Exercise objective
Across the listing below, how many lines hold "that"? Reply with the number by itself.

Data provided
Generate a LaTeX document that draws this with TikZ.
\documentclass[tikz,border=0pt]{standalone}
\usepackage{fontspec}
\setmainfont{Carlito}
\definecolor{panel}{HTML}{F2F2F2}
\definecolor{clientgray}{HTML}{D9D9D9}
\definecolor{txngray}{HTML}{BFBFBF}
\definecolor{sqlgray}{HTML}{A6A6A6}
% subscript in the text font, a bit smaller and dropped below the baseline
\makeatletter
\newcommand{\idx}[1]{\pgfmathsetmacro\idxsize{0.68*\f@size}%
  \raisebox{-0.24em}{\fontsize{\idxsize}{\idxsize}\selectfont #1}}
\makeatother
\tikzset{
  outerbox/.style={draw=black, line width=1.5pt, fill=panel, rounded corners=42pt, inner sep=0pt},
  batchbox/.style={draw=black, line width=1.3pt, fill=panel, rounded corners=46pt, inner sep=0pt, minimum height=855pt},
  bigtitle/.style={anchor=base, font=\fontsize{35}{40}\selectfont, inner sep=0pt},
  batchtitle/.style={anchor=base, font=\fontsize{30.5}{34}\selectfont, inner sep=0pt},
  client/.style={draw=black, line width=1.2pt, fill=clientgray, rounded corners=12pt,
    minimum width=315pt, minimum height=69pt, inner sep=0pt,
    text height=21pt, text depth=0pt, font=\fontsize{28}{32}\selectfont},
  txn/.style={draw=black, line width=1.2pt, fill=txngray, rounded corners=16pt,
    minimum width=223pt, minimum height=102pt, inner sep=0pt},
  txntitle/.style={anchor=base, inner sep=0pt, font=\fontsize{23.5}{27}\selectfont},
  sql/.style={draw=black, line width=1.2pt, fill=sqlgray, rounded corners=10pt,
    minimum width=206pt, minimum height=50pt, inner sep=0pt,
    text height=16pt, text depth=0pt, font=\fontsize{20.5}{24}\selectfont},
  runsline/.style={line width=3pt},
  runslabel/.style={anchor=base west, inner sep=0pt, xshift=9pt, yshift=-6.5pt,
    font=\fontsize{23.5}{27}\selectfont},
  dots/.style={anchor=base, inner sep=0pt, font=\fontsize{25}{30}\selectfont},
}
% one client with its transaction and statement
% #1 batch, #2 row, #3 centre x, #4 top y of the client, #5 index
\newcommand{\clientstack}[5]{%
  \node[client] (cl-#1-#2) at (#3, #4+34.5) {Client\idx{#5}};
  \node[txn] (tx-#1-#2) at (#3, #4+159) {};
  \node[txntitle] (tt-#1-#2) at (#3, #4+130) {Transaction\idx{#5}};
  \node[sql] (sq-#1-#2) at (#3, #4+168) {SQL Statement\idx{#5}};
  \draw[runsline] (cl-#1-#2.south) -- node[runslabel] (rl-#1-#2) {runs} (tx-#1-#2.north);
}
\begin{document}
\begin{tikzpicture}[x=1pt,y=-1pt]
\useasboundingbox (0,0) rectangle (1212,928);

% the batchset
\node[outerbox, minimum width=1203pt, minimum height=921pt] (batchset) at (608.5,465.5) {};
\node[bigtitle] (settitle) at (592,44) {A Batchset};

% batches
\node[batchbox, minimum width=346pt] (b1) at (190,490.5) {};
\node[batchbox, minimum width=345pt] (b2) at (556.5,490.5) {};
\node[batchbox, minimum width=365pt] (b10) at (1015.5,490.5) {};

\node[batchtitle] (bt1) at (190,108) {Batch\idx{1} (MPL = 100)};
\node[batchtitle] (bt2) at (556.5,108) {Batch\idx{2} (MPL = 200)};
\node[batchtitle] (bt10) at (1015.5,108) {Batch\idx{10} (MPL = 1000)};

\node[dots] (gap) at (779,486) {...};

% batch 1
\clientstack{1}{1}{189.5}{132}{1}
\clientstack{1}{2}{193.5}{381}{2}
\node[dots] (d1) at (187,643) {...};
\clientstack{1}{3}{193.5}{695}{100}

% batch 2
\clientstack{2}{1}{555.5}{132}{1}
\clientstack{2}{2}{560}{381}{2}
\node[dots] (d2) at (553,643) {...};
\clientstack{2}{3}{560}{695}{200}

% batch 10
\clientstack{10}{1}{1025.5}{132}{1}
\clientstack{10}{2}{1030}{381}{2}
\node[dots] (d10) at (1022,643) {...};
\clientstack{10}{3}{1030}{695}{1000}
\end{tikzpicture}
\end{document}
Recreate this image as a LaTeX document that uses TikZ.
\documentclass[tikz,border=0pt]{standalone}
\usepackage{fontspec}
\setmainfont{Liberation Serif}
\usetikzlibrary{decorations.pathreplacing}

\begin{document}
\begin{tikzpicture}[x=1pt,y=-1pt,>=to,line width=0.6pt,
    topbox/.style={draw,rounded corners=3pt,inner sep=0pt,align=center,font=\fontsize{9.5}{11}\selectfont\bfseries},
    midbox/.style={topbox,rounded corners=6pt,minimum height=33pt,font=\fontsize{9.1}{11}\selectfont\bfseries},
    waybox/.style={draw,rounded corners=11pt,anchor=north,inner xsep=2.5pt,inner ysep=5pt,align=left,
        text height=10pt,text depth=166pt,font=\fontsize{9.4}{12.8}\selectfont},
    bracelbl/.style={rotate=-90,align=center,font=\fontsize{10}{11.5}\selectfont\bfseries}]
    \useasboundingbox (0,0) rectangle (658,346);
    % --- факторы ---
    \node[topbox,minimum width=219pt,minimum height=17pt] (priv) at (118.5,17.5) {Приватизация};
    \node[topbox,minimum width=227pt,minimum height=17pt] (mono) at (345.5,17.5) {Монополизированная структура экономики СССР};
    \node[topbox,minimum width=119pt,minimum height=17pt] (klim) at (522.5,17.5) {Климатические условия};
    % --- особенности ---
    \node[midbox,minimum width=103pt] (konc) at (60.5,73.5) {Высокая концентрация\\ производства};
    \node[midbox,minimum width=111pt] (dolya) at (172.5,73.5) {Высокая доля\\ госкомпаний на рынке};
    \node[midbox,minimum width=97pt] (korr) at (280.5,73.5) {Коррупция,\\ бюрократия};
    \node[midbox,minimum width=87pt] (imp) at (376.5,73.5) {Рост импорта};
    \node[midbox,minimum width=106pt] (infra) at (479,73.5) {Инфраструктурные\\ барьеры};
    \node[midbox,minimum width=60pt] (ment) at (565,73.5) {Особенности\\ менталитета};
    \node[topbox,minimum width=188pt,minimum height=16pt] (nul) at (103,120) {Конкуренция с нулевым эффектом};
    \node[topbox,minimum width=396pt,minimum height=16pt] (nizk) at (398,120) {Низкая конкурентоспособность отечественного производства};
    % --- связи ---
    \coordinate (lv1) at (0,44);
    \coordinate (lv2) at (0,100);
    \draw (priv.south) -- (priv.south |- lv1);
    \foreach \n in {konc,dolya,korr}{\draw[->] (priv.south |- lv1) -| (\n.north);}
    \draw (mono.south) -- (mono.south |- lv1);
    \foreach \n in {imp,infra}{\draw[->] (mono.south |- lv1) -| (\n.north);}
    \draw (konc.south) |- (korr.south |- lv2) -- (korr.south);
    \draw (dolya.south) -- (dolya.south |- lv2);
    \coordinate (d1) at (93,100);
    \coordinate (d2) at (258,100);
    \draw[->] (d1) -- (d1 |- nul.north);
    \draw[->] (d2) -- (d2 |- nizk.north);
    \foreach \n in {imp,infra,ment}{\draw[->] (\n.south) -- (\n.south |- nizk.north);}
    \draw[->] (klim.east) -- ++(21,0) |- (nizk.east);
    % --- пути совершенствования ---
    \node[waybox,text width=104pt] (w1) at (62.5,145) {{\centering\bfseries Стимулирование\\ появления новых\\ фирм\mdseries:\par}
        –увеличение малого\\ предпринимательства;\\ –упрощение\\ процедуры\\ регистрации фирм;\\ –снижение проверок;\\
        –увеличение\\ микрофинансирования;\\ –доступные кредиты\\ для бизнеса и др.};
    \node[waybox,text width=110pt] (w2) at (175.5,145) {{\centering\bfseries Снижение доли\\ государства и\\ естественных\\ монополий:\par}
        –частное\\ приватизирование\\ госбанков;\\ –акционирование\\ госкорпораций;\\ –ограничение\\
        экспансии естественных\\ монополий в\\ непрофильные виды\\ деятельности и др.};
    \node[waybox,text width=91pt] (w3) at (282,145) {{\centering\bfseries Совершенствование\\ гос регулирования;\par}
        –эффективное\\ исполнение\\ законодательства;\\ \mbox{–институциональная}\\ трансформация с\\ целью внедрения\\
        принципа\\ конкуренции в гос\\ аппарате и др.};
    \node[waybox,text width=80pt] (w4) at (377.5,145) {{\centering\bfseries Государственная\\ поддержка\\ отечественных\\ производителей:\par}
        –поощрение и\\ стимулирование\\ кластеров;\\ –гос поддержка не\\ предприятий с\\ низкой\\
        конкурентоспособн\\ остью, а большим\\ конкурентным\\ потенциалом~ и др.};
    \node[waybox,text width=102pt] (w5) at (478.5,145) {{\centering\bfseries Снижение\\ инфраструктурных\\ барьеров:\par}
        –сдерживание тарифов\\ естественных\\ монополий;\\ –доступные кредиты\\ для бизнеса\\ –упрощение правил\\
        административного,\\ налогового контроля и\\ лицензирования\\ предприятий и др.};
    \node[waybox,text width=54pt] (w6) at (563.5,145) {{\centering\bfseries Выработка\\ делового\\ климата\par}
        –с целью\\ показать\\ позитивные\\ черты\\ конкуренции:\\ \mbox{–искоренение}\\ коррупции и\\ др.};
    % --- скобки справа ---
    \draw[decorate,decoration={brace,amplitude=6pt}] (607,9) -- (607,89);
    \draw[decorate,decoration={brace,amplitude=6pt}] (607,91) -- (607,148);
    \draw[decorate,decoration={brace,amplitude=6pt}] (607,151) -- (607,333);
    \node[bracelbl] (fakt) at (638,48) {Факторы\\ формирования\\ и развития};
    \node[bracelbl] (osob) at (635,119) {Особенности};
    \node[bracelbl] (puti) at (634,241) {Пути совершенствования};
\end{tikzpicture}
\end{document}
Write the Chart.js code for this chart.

Answer to the task
2